WHAT YOU SHOULD DO: Begin at the first line of the data and copy each line through the one containing "Chart.defaults.color = '#000';", that line included, with no pictures.

=======

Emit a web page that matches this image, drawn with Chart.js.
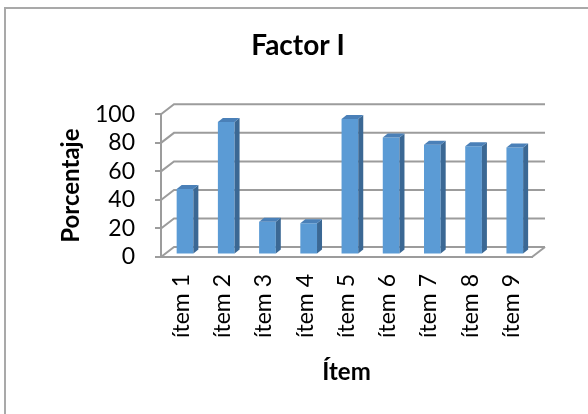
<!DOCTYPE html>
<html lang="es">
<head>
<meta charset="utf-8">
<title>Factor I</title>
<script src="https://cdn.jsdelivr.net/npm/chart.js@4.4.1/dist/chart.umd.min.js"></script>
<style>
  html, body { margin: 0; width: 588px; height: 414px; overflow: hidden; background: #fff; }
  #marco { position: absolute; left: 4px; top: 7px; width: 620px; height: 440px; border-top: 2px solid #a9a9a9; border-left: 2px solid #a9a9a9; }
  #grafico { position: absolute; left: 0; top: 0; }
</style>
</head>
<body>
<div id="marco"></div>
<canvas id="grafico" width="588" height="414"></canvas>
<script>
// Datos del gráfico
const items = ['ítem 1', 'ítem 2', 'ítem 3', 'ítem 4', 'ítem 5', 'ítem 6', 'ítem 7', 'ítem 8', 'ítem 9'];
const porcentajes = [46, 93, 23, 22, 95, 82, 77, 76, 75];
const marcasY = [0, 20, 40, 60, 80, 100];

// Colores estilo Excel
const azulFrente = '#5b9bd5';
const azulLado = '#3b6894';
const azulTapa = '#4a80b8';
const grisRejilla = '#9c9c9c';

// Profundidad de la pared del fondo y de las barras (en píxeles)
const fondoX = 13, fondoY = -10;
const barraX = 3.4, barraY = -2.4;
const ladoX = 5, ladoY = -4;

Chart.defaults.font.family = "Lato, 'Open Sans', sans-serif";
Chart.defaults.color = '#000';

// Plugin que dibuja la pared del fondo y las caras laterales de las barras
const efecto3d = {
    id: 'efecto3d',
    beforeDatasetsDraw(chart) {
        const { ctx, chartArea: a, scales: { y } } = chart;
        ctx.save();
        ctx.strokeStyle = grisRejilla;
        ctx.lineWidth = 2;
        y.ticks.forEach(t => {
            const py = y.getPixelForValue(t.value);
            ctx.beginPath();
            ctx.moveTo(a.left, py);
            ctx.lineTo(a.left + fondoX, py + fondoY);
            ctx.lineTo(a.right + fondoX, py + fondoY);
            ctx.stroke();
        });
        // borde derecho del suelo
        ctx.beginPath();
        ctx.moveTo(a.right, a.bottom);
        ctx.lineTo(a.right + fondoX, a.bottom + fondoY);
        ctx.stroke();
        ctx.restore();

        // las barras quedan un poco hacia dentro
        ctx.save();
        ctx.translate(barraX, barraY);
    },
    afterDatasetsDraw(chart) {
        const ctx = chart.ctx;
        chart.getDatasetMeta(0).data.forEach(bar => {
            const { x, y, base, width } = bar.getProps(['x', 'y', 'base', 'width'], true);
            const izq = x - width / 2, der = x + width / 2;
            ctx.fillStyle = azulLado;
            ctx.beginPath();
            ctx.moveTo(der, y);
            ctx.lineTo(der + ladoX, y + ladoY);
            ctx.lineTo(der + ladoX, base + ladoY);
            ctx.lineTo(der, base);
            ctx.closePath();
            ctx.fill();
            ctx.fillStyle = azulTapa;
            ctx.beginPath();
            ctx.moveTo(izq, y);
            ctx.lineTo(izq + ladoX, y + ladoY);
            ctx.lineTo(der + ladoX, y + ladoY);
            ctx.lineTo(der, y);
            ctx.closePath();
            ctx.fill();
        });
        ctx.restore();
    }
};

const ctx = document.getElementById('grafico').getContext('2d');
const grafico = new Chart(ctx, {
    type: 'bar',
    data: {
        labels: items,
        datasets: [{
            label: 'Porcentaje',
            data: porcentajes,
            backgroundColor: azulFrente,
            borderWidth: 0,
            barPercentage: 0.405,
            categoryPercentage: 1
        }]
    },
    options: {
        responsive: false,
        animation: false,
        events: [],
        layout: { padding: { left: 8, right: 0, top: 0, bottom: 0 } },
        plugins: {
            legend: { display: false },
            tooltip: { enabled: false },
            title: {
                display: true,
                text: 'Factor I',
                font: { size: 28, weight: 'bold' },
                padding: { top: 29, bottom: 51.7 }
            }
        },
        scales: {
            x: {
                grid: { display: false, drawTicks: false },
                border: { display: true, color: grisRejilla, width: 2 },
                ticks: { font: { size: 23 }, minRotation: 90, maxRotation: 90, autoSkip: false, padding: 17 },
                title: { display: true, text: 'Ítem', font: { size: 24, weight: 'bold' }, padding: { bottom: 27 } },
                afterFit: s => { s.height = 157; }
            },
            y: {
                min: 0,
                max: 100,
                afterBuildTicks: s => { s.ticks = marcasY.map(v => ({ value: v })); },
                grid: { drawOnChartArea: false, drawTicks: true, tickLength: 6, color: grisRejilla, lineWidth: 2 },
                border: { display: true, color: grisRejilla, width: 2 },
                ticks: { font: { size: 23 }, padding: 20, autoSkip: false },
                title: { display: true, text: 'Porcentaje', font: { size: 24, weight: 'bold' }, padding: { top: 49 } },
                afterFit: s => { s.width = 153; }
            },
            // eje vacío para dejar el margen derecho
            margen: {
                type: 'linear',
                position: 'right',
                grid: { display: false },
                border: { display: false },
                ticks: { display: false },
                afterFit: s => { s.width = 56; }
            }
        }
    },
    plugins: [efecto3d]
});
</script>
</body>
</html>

=======

COMPLETED TASK:
Emit a web page that matches this image, drawn with Chart.js.
<!DOCTYPE html>
<html lang="es">
<head>
<meta charset="utf-8">
<title>Factor I</title>
<script src="https://cdn.jsdelivr.net/npm/chart.js@4.4.1/dist/chart.umd.min.js"></script>
<style>
  html, body { margin: 0; width: 588px; height: 414px; overflow: hidden; background: #fff; }
  #marco { position: absolute; left: 4px; top: 7px; width: 620px; height: 440px; border-top: 2px solid #a9a9a9; border-left: 2px solid #a9a9a9; }
  #grafico { position: absolute; left: 0; top: 0; }
</style>
</head>
<body>
<div id="marco"></div>
<canvas id="grafico" width="588" height="414"></canvas>
<script>
// Datos del gráfico
const items = ['ítem 1', 'ítem 2', 'ítem 3', 'ítem 4', 'ítem 5', 'ítem 6', 'ítem 7', 'ítem 8', 'ítem 9'];
const porcentajes = [46, 93, 23, 22, 95, 82, 77, 76, 75];
const marcasY = [0, 20, 40, 60, 80, 100];

// Colores estilo Excel
const azulFrente = '#5b9bd5';
const azulLado = '#3b6894';
const azulTapa = '#4a80b8';
const grisRejilla = '#9c9c9c';

// Profundidad de la pared del fondo y de las barras (en píxeles)
const fondoX = 13, fondoY = -10;
const barraX = 3.4, barraY = -2.4;
const ladoX = 5, ladoY = -4;

Chart.defaults.font.family = "Lato, 'Open Sans', sans-serif";
Chart.defaults.color = '#000';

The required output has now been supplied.